Hogg Foundation: Susan, what advice do you have for grantees when engaging with an evaluator, and what advice can you give to evaluators when engaging with communities?

Susan: For communities, expect to be an equal partner. Be open about your needs and expectations and remember that you have knowledge and expertise, too. Evaluation should help you learn what works in your community and guide future work.

For other evaluators, I would suggest that evaluators partner with communities, use a participatory approach, exercise cultural humility, and be present, be respectful, listen and learn. Working in communities is a continuous learning process.

Hogg Foundation: What about funders? What gets in the way of funders using evaluation to its best advantage?

Tammy: It’s important for funders to know how to use evaluation reports to inform learning and development versus merely as a means to account grantee activities. Funders may ask for significant change without providing outcome measures that lead to the impact they want. Grantees are accustomed to reporting on outputs and other metrics, but it can be challenging to identify outcome measures that point to real change.

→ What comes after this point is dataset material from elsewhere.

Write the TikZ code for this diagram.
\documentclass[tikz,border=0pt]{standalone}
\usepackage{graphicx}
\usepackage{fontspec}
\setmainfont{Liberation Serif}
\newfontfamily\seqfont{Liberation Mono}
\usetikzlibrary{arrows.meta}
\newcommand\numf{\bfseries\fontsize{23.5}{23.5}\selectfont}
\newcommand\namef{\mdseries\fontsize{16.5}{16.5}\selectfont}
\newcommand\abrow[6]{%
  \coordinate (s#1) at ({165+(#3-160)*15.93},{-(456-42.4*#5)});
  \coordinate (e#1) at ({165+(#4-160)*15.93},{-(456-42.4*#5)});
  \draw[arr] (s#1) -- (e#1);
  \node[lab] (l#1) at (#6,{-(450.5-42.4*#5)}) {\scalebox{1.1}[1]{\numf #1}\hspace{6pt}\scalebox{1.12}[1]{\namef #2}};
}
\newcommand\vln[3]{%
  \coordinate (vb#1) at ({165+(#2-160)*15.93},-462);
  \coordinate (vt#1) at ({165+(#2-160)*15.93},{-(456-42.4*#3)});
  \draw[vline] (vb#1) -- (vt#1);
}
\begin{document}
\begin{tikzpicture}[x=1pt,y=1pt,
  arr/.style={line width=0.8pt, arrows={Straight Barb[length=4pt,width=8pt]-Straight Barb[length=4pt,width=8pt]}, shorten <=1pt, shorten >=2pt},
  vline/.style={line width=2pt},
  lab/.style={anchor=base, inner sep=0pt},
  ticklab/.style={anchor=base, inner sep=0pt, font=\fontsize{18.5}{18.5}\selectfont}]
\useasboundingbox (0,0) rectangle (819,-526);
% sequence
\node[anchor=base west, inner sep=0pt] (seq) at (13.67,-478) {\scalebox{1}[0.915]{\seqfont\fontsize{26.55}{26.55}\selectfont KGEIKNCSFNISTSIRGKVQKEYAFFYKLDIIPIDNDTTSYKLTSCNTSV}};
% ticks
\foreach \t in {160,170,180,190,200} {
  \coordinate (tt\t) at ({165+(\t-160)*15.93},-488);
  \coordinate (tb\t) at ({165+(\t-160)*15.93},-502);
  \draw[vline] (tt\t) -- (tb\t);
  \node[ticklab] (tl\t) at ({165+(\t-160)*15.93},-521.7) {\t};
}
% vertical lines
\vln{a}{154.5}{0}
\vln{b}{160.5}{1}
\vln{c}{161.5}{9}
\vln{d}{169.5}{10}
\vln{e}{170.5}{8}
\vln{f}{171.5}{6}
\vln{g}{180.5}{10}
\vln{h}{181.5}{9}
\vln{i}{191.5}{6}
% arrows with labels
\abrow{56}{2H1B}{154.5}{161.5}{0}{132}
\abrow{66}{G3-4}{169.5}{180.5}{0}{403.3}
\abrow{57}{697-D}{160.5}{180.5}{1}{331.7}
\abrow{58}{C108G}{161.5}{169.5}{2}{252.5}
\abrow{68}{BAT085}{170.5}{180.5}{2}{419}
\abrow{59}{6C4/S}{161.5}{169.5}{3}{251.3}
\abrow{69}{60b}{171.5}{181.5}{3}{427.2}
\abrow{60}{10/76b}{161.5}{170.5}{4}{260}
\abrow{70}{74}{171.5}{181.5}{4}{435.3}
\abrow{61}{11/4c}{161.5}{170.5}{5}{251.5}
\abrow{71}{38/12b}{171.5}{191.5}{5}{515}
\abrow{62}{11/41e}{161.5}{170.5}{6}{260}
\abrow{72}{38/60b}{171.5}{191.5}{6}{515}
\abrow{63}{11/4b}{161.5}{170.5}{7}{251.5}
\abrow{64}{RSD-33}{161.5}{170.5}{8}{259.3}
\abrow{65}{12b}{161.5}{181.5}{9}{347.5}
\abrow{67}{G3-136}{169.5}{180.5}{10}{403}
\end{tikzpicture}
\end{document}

Emily: Evaluation is best used when it is used for learning. Learning must have meaning and purpose in order to be prioritized within an organization. Using evaluation for learning needs to be actionable and easy to apply, with clear guidelines for practice that are operational, rather than aspirational. Secondly, there needs to be time dedicated for reflection and cross-unit discussion. At the Hogg Foundation, we’re working hard to integrate these features into our systems and processes to build a true learning organization.

Hogg Foundation: On that note, this initiative’s Learning Team was once known internally as the Evaluation Team. That supports the shift you’re talking about, Emily.

Emily: Exactly. We felt that the term evaluation represented only one part of why we were bringing Susan and her team on to the project. Evaluation is one step in the cycle of learning—and learning is really what we are hoping to get out of her efforts.

Rick: During the foundation’s recent National Advisory meeting, some of our advisors shared their experiences of going into underserved communities and told stories of community members who were put off by the term “evaluation.” It was scary for communities—like they were being graded on their performance or who they were versus coming from a learning context about the process and the community. We want to come at it from a more positive framing—from the context of learning for the sake of better outcomes in the long run.

Hogg Foundation: Susan, we’ve asked you to work alongside our five WRC grantee communities for three years. What do you hope that relationship looks like long term, and what are you hoping to learn from them?

Susan: I hope, at the end of the three years, that we have strong relationships with all community members, and that our relationships are built on trust and mutual respect. I would hope that if I come through their towns in the future that they say, “Hey, good to see you,” and invite me to stop and visit. From them, I am hoping to gain a deeper understanding of life in rural communities, both the strengths and challenges, so that this learning can equip all of us with the tools to create real change for mental health in rural communities.

Hogg Foundation: Emily, how can the WRC initiative be a watershed for communities from a learning and evaluation standpoint?

Emily: It’s a fantastic learning opportunity for the foundation and the communities we serve. Through our work alongside these five communities, we will be able to learn from the collective wisdom of these citizens on how we can best transform how communities promote mental health in everyday life. I’ll be working with the Learning Team to share the learning that is happening in the communities with each of the other grantees in a way that is easy to understand and utilize. Through the evaluation process, each grantee will have access to the wisdom and learning from the other four. We believe that will be a powerful mechanism of support.